Totally normal stuff. It will pass. Make sure you don't get aggravated by it. If you are really allowing yourself to get annoyed your pup will pick up on that energy and get crazier (Lily was horrible this way).

I would try a flirt pole and actually rather than not tugging I would use a tug toy in these situations to teach impulse control. This will help improve the pup's understanding and responsiveness fro things like leave it and a time out. My boy Javelin is about 21 months old and can still be mouthy when he gets excited. When he goes over the edge to stupid I tell him to down and he has to remain on the down until his release is under control (think down to sit, not down to free). If he doesn't take the 2nd order when I let him off the down then he has to go back to the down. So for you play tug, tell him leave it then order a down if he doesn't drop the tug. This will quickly transfer to behavior where he will do the down as a way to interrupt the land sharking.


----------



## axxl (Dec 12, 2016)

It's being quite a struggle. He's getting better in so many ways but the land sharking is crazy. I feel like no matter how much we try to wear him out during the day he just really wants to bite our hands/clothes any time we try to pet him in the evening. It's comforting to read that it's not something to worry about but some days it can get really disheartening. 

I guess what's a sign we should start worrying? I'm not sure what's too far for him to go.


----------



## Skylar (Jul 29, 2016)

I don't know if this would help you or not, but Babykins, when we first got her aged 10 months had this digging, rubbing kind of crazy behavior in the evening and occasionally at other times. And at night on the bed as we were going to sleep.

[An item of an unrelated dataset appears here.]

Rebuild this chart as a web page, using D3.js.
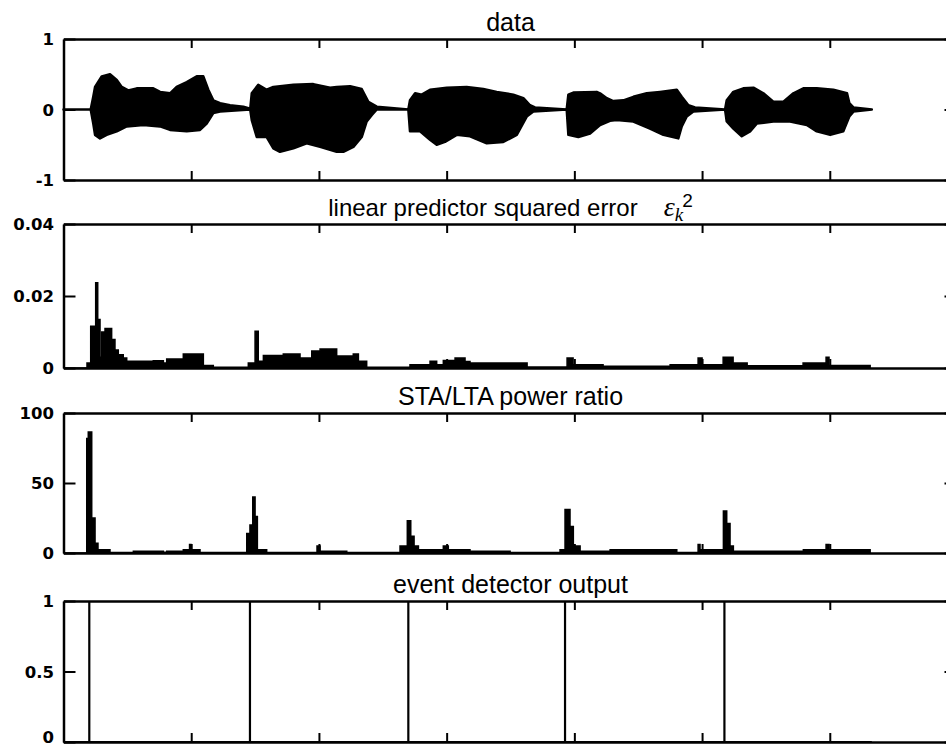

If I intervened during these "sessions" she could be a land shark too......... I started to crate her when she started this behavior and noticed that she would settle down and go to sleep. 

She was behaving like a toddler who needs to go to bed but is too riled up to go to sleep so they throw a temper tantrum and then fall asleep exhausted. When I figured this out, when she started to act like this, I started petting her in long calming strokes. Eventually she would settle down to sleep. She rarely does it now and when she does, a few strokes is all it takes. And if I'm not available she will go into her crate to sleep.

If this is part of the problem, maybe this will help you.


----------